Por um Estado (ma) terno
‘A
disposição dos integrantes das manifestações é a de marcar a História
indelevelmente. É a tentativa de correção de um desvio do exercício da
vontade do povo, fazendo-o religar-se as instituições que criou para
saneá-las, entendendo que se elas existem, deveriam cumprir o papel de
protegê-lo (...).’
Mariel Reis (marielreis@ig.com.br)
O
convencimento do povo de que promoverá as reformas necessárias às
instituições do país das quais - por motivos variados - afastou-se,
parece uma idéia messiânica e assombrosa. E, no entanto, nunca esteve
tão próxima. As capitais de todas as cidades brasileiras aderiram aos
protestos; as universidades e consulados apóiam os manifestantes; a
eloqüência de cem mil pessoas nas ruas; a rendição dos políticos aos
fatos de que a sociedade civil reivindica modificações de
infra-estrutura social; as palavras como educação, transporte e saúde
nunca estiveram tão bem utilizadas em seus contextos. E mais, empregadas
pelos atores sociais corretos. Nada parece destoar de uma vontade que,
lentamente, se esboça.
O
povo segue convencido de que as reformas não tardarão. Os piquetes
diante dos palácios dos governos chacoalharão toda inércia acumulada,
bastando apenas pressionar cada vez mais os políticos, cercá-los,
vencê-los em seu próprio jogo que inclui astúcia, paciência e perícia.
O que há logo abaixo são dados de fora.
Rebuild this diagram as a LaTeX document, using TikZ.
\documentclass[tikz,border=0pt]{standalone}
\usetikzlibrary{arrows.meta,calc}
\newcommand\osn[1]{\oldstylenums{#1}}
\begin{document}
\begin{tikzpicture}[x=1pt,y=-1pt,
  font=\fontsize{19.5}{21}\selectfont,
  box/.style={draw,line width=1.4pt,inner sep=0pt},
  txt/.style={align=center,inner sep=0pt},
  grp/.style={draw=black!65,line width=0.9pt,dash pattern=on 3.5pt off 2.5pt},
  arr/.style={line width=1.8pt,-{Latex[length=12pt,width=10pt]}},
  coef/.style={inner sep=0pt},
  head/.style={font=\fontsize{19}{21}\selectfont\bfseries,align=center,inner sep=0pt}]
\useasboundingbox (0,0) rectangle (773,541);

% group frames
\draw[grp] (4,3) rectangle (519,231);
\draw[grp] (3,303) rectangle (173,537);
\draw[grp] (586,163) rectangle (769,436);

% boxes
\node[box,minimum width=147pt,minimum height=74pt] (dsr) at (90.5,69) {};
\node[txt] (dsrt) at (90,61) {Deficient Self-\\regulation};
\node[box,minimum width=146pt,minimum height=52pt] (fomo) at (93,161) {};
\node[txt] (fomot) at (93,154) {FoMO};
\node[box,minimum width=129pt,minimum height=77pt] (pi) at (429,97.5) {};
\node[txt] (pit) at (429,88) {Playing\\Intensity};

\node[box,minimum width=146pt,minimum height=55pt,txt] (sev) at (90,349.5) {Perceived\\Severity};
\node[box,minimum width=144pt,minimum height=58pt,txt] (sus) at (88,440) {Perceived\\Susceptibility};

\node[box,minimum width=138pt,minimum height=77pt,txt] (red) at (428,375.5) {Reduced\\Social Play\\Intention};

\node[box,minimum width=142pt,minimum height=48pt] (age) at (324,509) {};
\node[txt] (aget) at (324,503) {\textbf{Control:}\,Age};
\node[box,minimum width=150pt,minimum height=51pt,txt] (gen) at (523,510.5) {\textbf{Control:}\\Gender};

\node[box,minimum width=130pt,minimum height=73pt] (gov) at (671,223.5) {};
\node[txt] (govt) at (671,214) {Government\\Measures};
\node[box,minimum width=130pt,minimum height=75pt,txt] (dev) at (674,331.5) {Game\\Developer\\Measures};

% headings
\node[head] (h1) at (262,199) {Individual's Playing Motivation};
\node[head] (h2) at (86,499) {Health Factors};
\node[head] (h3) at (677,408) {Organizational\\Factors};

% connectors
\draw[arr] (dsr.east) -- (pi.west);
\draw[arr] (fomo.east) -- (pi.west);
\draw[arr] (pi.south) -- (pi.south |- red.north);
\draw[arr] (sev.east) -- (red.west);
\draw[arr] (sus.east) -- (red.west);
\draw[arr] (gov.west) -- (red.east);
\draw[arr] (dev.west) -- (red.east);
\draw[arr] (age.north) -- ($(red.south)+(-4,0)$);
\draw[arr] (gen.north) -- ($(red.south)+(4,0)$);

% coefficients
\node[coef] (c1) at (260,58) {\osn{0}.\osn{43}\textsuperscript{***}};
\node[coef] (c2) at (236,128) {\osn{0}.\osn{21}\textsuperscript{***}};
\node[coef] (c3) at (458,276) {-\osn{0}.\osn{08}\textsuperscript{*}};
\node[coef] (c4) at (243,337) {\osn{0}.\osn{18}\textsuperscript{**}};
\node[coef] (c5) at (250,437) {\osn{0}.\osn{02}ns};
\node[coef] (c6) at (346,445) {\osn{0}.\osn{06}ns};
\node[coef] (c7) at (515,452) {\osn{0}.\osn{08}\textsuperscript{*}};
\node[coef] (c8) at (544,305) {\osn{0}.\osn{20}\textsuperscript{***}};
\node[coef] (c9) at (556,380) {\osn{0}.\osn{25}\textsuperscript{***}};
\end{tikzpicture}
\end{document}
Mesmo que tudo a volta pareça desmantelar-se com prisões, abusos
policiais, rótulos negativos atribuídos pela imprensa. Mas, como manda o
bom senso, é aí que se deve agir com mais força, mais empenho e não se
sujeitar as conjunturas, porque a rendição não permitirá que se faça
História. E a disposição dos integrantes das manifestações é a de
marcá-la indelevelmente.
É
a tentativa de correção de um desvio do exercício da vontade do povo,
fazendo-o religar-se as instituições que criou para saneá-las,
entendendo que se elas existem, deveriam cumprir o papel de protegê-lo e
não açoitá-lo. Distinguindo-se da vontade weberiana - maquiavélica em
seu monopólio da violência - os manifestantes promovem a ideação de um
encontro mais profundo com o Estado, naquilo que intrinsecamente ele
significa: a representação da vontade coletiva.
O ensaio de religação
do Estado com o povo está nas ruas. A dissociação que havia entre esses
dois elementos é uma distorção provocada por uma ideologia perversa
manutencionada pelas forças hegemônicas encasteladas no poder que ora
chamamos de direita, ora de esquerda. A reeducação desse velho hábito
custará não apenas à população, mas também aos políticos, devido a uma
antiga e persistente cultura de privilégios - cuja prerrogativa é a de
que esses homens não pertencem ao mesmo substrato do que os outros.
Como
desenraizá-la se não com uma re-fundação dos princípios democratas? Se
não com a remodelagem das instituições das quais estivemos por tanto
tempo afastados? Se toda essa movimentação resultar na reformulação
desses princípios, será ótimo. E se for apenas um sonho, também terá
valido a pena ter investido nele, porque os seus rastros mostram a sua
força que, muitas das vezes, é maior que a da própria realidade.